The following properties in the mapred-default.xml site determine the YARN container size for each job that runs on the node:

  • The value of mapreduce.map.memory.mb determines the YARN container size for each map job.
  • The value of the mapreduce.reduce.memory.mb determines the YARN container size for each reduce job.

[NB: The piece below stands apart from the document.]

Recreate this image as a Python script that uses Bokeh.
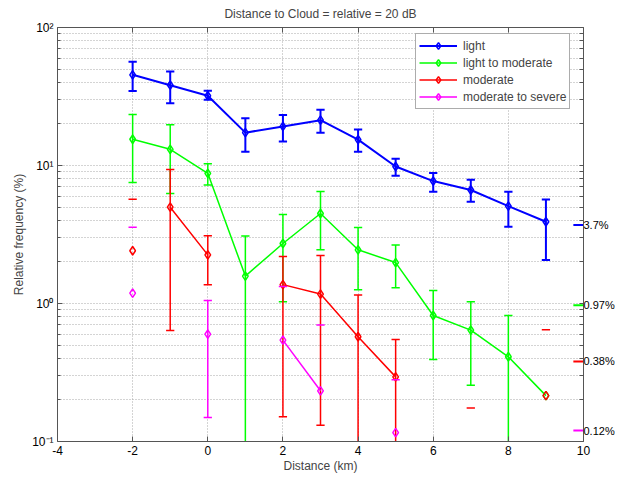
import numpy as np
from bokeh.plotting import figure
from bokeh.models import (FixedTicker, LogAxis, LinearAxis, Legend, LegendItem,
                          Range1d)
from bokeh.embed import file_html
from bokeh.resources import INLINE

nan = float("nan")

title_text = "Distance to Cloud = relative = 20 dB"
x_label = "Distance (km)"
y_label = "Relative frequency (%)"

distance = [-2, -1, 0, 1, 2, 3, 4, 5, 6, 7, 8, 9]

light = [45.4, 38.2, 32.0, 17.3, 19.2, 21.3, 15.4, 9.84, 7.71, 6.64, 5.08, 3.91]
light_hi = [56.4, 48.0, 34.8, 22.0, 23.2, 25.3, 18.2, 11.2, 8.81, 7.88, 6.45, 5.67]
light_lo = [34.6, 28.3, 29.9, 12.6, 14.9, 17.3, 12.6, 8.42, 6.45, 5.46, 3.60, 2.07]
light_runs = [(-2, 9)]

light_mod = [15.5, 13.1, 8.77, 1.58, 2.72, 4.49, 2.45, 1.98, 0.819, 0.641, 0.411, 0.215]
light_mod_hi = [23.4, 19.7, 10.3, 3.08, 4.41, 6.49, 3.56, 2.65, 1.24, 1.03, 0.819, nan]
light_mod_lo = [7.53, 6.27, 7.21, 0.05, 1.03, 2.45, 1.26, 1.30, 0.393, 0.256, 0.05, nan]
light_mod_runs = [(-2, 9)]

moderate = [2.41, 4.99, 2.25, nan, 1.37, 1.17, 0.574, 0.294, nan, 0.06, nan, 0.215]
moderate_hi = [5.70, 9.36, 3.10, nan, 2.19, 2.23, 1.15, 0.548, nan, 0.175, nan, 0.645]
moderate_lo = [0, 0.637, 1.37, nan, 0.151, 0.131, 0.05, 0.05, nan, 0, nan, 0]
moderate_runs = [(-1, 0), (2, 5)]

severe = [1.19, nan, 0.60, nan, 0.543, 0.233, nan, 0.116, nan, nan, nan, nan]
severe_hi = [3.57, nan, 1.05, nan, 1.33, 0.70, nan, 0.28, nan, nan, nan, nan]
severe_lo = [0, nan, 0.149, nan, 0, 0, nan, 0, nan, nan, nan, nan]
severe_runs = [(2, 3)]

series_names = ["light", "light to moderate", "moderate", "moderate to severe"]
series_colors = ["#0000ff", "#00ff00", "#ff0000", "#ff00ff"]

side_values = [3.7, 0.97, 0.38, 0.12]
side_texts = ["3.7%", "0.97%", "0.38%", "0.12%"]

x_ticks = [-4, -2, 0, 2, 4, 6, 8, 10]
x_tick_labels = ["-4", "-2", "0", "2", "4", "6", "8", "10"]
y_ticks = [0.1, 1, 10, 100]
y_tick_labels = ["10\u207b\u00b9", "10\u2070", "10\u00b9", "10\u00b2"]
y_minor = [m * d for d in (0.1, 1, 10) for m in range(2, 10)]

FONT = "Liberation Sans"
AXIS_COLOR = "#555555"
GRID_COLOR = "#a8a8a8"
CAP = 0.11

p = figure(width=623, height=477, output_backend="svg", toolbar_location=None,
           x_range=Range1d(-4, 10), y_range=Range1d(0.1, 100), y_axis_type="log",
           min_border_left=57, min_border_right=40, min_border_top=27,
           min_border_bottom=36, title=title_text)
p.outline_line_color = None
p.background_fill_color = "white"
p.border_fill_color = "white"

p.title.align = "center"
p.title.text_font = FONT
p.title.text_font_size = "12px"
p.title.text_font_style = "normal"
p.title.vertical_align = "top"
p.title.standoff = 10

xt = FixedTicker(ticks=x_ticks)
yt = FixedTicker(ticks=y_ticks, minor_ticks=y_minor)


def style_ticks(ax):
    ax.axis_line_color = AXIS_COLOR
    ax.major_tick_line_color = AXIS_COLOR
    ax.minor_tick_line_color = AXIS_COLOR
    ax.major_tick_in = 5
    ax.major_tick_out = 0
    ax.minor_tick_in = 3
    ax.minor_tick_out = 0
    ax.major_label_text_font = FONT
    ax.major_label_text_color = "black"
    ax.major_label_text_font_size = "12px"
    ax.major_label_standoff = 4


xaxis = p.below[0]
xaxis.ticker = xt
style_ticks(xaxis)
xaxis.major_label_overrides = {t: l for t, l in zip(x_ticks, x_tick_labels)}
xaxis.axis_label = x_label
xaxis.axis_label_text_font = FONT
xaxis.axis_label_text_font_size = "12px"
xaxis.axis_label_text_font_style = "normal"
xaxis.axis_label_standoff = 1

yaxis = p.left[0]
yaxis.ticker = yt
style_ticks(yaxis)
yaxis.major_label_overrides = {t: l for t, l in zip(y_ticks, y_tick_labels)}
yaxis.axis_label = y_label
yaxis.axis_label_text_font = FONT
yaxis.axis_label_text_font_size = "12px"
yaxis.axis_label_text_font_style = "normal"
yaxis.axis_label_standoff = 3

# top edge of the box: ticks only (as minor ticks, so no labels are made)
top_axis = LinearAxis(ticker=FixedTicker(ticks=[], minor_ticks=x_ticks))
style_ticks(top_axis)
top_axis.minor_tick_in = 5
p.add_layout(top_axis, "above")

# right edge of the box: decade/minor ticks plus the percentage labels
right_axis = LogAxis(ticker=FixedTicker(ticks=side_values, minor_ticks=y_ticks + y_minor))
style_ticks(right_axis)
right_axis.major_tick_line_color = None
right_axis.major_tick_in = 0
right_axis.minor_tick_in = 4
right_axis.major_label_standoff = 0
right_axis.major_label_text_font_size = "11px"
right_axis.major_label_overrides = {v: t for v, t in zip(side_values, side_texts)}
p.add_layout(right_axis, "right")

p.xgrid.ticker = xt
p.xgrid.grid_line_color = GRID_COLOR
p.xgrid.grid_line_dash = "1 2"
p.ygrid.ticker = yt
p.ygrid.grid_line_color = GRID_COLOR
p.ygrid.grid_line_dash = "1 2"
p.ygrid.minor_grid_line_color = GRID_COLOR
p.ygrid.minor_grid_line_dash = "1 2"

legend_items = []


def draw_series(vals, hi, lo, runs, color, lw, name):
    xs_line, ys_line = [], []
    for a, b in runs:
        for x, v in zip(distance, vals):
            if a <= x <= b and np.isfinite(v):
                xs_line.append(x)
                ys_line.append(v)
        xs_line.append(nan)
        ys_line.append(nan)
    vx, vy0, vy1 = [], [], []
    cx0, cx1, cy = [], [], []
    for x, v, h, l in zip(distance, vals, hi, lo):
        if not np.isfinite(h):
            continue
        cx0.append(x - CAP)
        cx1.append(x + CAP)
        cy.append(h)
        if np.isfinite(l) and l > 0:
            vx.append(x)
            vy0.append(l)
            vy1.append(h)
            cx0.append(x - CAP)
            cx1.append(x + CAP)
            cy.append(l)
    if vx:
        p.segment(x0=np.array(vx, float), y0=np.array(vy0, float),
                  x1=np.array(vx, float), y1=np.array(vy1, float),
                  line_color=color, line_width=lw)
    p.segment(x0=np.array(cx0, float), y0=np.array(cy, float),
              x1=np.array(cx1, float), y1=np.array(cy, float),
              line_color=color, line_width=lw)
    line_r = p.line(np.array(xs_line, float), np.array(ys_line, float),
                    line_color=color, line_width=lw)
    px = [x for x, v in zip(distance, vals) if np.isfinite(v)]
    py = [v for v in vals if np.isfinite(v)]
    pts_r = p.scatter(np.array(px, float), np.array(py, float), marker="diamond",
                      size=8.5, fill_color=None, line_color=color, line_width=1.5)
    legend_items.append(LegendItem(label=name, renderers=[line_r, pts_r]))


all_series = [
    (light, light_hi, light_lo, light_runs, 2.0),
    (light_mod, light_mod_hi, light_mod_lo, light_mod_runs, 1.5),
    (moderate, moderate_hi, moderate_lo, moderate_runs, 1.5),
    (severe, severe_hi, severe_lo, severe_runs, 1.5),
]
for (vals, hi, lo, runs, lw), color, name in zip(all_series, series_colors, series_names):
    draw_series(vals, hi, lo, runs, color, lw, name)

# coloured side markers at the right edge
x_end = p.x_range.end
p.segment(x0=[x_end - 0.27] * len(side_values), x1=[x_end] * len(side_values),
          y0=side_values, y1=side_values, line_color=series_colors, line_width=2)

legend = Legend(items=legend_items, location=(358, 332))
legend.label_text_font = FONT
legend.label_text_font_size = "12px"
legend.glyph_width = 38
legend.glyph_height = 17
legend.label_height = 17
legend.label_standoff = 6
legend.spacing = 0
legend.padding = 3
legend.margin = 0
legend.border_line_color = "#5a5a5a"
legend.border_line_width = 1
legend.background_fill_color = "white"
legend.background_fill_alpha = 1.0
p.add_layout(legend, "center")

open("out.html", "w").write(file_html(p, INLINE))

To override the YARN container memory allocation for all MapReduce jobs that run on the node, add the following properties in mapred-site.xml with the values that you want to specify: 

<property>
<name>mapreduce.map.memory.mb</name>
<value>###</value>
</property>
<property>
<name>mapreduce.reduce.memory.mb</name>
<value>###</value>
</property>

 To configure the YARN container sizes for a MapReduce job, you can add the following parameters when you run the job from the command line:

-Dmapreduce.map.memory.mb=<value>
-Dmapreduce.reduce.memory.md=<value>

Note: The YARN container size limit, which applies to MapReduce and non-MapReduce jobs, is determined by properties in the yarn-default.xml and yarn-site.xml files. The yarn-default.xml provides defaults that can be overridden using yarn-site.xml, and is located in the Hadoop core JAR file (opt/mapr/hadoop/hadoop-2.3.0/share/hadoop/yarn/hadoop-yarn-common-2.3.0-mapr-4.0.0-FCS.jar). When you configure the YARN container size for MapReduce jobs, verify that the size is within the limits set by yarn.scheduler.minimum-allocation-mb and yarn.scheduler.maximum-allocation-mb.

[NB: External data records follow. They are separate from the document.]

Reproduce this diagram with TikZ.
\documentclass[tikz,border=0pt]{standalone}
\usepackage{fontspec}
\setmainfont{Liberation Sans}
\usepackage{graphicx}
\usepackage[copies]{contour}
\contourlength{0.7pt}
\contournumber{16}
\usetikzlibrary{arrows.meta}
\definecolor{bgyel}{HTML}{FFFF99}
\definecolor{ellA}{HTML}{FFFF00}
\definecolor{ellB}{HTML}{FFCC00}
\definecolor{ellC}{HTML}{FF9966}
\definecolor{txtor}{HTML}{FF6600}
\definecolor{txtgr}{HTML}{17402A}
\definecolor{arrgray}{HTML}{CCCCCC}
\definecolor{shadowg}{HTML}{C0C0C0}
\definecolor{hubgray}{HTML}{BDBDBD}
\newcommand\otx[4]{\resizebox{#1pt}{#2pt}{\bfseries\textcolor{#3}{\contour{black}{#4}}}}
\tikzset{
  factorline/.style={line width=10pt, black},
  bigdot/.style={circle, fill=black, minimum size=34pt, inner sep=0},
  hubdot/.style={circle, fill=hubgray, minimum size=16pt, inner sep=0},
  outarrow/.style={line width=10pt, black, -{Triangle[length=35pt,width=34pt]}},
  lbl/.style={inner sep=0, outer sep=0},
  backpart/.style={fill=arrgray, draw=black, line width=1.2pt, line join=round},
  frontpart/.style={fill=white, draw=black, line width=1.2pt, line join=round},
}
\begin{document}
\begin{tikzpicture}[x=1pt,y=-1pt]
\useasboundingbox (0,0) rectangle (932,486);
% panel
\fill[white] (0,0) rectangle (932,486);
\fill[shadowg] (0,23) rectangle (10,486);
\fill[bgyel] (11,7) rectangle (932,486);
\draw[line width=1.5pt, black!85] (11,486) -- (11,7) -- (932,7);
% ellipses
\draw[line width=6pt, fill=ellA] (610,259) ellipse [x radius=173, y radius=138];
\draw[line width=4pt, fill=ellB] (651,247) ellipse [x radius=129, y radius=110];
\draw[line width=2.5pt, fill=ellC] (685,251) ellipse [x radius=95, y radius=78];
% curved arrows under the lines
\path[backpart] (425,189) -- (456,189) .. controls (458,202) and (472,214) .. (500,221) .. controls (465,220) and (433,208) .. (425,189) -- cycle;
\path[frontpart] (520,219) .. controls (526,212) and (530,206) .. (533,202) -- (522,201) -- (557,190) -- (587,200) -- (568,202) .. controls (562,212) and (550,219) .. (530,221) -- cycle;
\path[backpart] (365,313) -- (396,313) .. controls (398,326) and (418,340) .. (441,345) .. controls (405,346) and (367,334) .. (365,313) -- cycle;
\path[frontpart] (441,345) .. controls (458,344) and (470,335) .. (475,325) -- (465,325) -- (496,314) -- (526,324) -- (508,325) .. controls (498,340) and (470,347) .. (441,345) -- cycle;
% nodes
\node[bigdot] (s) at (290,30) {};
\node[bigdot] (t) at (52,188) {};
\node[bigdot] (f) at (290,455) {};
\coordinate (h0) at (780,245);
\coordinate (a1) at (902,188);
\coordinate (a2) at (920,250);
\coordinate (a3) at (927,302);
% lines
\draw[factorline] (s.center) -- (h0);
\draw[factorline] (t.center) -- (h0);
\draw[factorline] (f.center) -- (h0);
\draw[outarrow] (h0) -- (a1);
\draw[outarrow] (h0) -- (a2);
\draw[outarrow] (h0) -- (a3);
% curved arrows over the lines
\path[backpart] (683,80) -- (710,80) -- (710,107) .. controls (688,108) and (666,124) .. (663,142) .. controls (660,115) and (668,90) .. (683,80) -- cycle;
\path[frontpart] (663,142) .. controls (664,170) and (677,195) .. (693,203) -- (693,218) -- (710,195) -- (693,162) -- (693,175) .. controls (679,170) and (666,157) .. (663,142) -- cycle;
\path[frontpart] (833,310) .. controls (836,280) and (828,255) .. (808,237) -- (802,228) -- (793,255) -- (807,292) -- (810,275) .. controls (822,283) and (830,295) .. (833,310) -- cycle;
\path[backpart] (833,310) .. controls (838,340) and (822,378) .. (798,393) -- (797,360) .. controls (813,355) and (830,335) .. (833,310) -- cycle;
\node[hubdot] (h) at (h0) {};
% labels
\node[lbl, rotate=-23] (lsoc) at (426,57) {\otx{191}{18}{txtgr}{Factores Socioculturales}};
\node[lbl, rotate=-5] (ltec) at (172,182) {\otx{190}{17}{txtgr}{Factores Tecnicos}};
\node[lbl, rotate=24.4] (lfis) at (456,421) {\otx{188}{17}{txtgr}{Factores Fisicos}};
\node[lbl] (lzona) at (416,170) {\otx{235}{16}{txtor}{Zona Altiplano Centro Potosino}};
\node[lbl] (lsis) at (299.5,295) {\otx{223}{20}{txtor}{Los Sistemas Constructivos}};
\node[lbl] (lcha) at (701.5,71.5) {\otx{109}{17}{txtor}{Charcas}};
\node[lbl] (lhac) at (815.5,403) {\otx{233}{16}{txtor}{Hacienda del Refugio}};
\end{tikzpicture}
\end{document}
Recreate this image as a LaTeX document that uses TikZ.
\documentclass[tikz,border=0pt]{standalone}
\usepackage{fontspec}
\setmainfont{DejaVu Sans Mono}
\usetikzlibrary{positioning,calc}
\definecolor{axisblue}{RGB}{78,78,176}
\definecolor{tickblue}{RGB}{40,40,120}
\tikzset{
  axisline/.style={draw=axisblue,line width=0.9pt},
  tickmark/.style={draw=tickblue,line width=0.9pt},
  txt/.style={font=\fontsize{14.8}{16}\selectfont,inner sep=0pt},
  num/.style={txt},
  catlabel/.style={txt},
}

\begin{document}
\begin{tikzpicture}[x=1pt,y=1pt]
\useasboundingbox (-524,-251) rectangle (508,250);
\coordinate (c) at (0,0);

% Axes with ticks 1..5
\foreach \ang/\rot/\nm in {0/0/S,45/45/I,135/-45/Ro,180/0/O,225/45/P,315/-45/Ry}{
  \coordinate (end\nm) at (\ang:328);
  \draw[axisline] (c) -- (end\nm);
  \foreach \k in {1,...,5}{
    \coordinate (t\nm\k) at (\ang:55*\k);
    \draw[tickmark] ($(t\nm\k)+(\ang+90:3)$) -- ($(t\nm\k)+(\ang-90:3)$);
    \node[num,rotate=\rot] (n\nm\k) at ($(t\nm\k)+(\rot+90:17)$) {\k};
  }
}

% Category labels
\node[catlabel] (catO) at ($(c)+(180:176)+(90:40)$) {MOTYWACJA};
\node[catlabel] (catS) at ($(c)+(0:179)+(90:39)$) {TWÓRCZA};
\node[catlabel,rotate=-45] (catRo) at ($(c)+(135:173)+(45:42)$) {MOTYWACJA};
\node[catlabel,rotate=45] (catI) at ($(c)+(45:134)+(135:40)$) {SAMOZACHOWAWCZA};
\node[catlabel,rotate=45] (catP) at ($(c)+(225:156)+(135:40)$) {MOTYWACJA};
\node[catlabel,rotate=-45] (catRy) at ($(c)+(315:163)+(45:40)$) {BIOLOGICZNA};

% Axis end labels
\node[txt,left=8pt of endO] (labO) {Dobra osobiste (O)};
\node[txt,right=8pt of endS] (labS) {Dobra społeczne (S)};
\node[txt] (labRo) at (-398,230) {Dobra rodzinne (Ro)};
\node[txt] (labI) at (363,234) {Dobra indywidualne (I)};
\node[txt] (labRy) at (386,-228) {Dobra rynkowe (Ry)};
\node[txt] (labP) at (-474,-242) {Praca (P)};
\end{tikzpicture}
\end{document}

Administering YARN with the MCS Display

The MapR Control System (MCS) Web UI for a MapR cluster with YARN displays the following panel:

Clicking the ‘Running Applications’ or ‘Queued Applications’ links will open an MCS tab that displays the ResourceManager’s information about YARN applications running on the cluster.

Links to the YARN services are available from the Services pane:

Clicking the links for the ResourceManager, NodeManager, or HistoryServer nodes will open the service management page for those nodes.

The MCS Navigation pane at the left  side of the UI also has links to the ResourceManager and Job History Server nodes.